Tell me about it: Picking up the pieces after spilling the beans about my gay husband
Not uncommon situation
Yours is “a real and not uncommon situation”, says psychotherapist Christopher Murray. “I have worked with gay men who have lived in heterosexual relationships and, at some point, have come out, usually leading to the ending of the marriage and people going their separate ways. It is a very complex piece to begin to give advice without knowing more about the situation.”
But as your need to find understanding shows, you have had the difficult experience of carrying your suspicions about your partner without support. This “can eat away at self-confidence” as you deal with the pressure of keeping everything together for the sake of children, parents, friends, work and so on, says Murray.

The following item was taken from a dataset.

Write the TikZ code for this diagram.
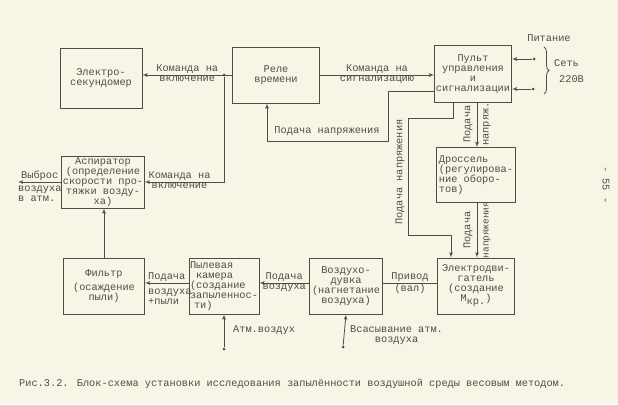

All of us, in various situations, keep things to ourselves in order to maintain the status quo, because the path of least resistance seems easier. But we may reach a point of diminishing returns, especially once the closet door has opened.
“Now that she has talked to her friends, it is becoming harder to contain. It is as if she is wondering whether to ‘come out’ to her husband but doesn’t know if she wants to be shaken out of her complacency,” Murray suggests.
Talking openly with your husband about this is probably the most frightening choice because it could mean upheaval and the prospect of losing the man you love.
Another choice is to do nothing and hope things settle. An inbetween choice, which would require you to do no more than share with someone who can empathise and help, would be short-term counselling, not because there’s something wrong with you psychologically; there isn’t. You just need someone who is there for you and outside the situation.
You can tell your friends to “butt out” more easily if you’re getting support elsewhere. If I were you, I would certainly ask them to keep it to themselves and allow you and your husband to deal with it in your own way.
I understand why you want to stay with him, but remember that, while you feel this way now, you don’t know what process your husband is going through and where it may take him.
You can give yourself a different kind of security by taking control of the situation through addressing it, rather than living with the deep-down insecurity of not knowing.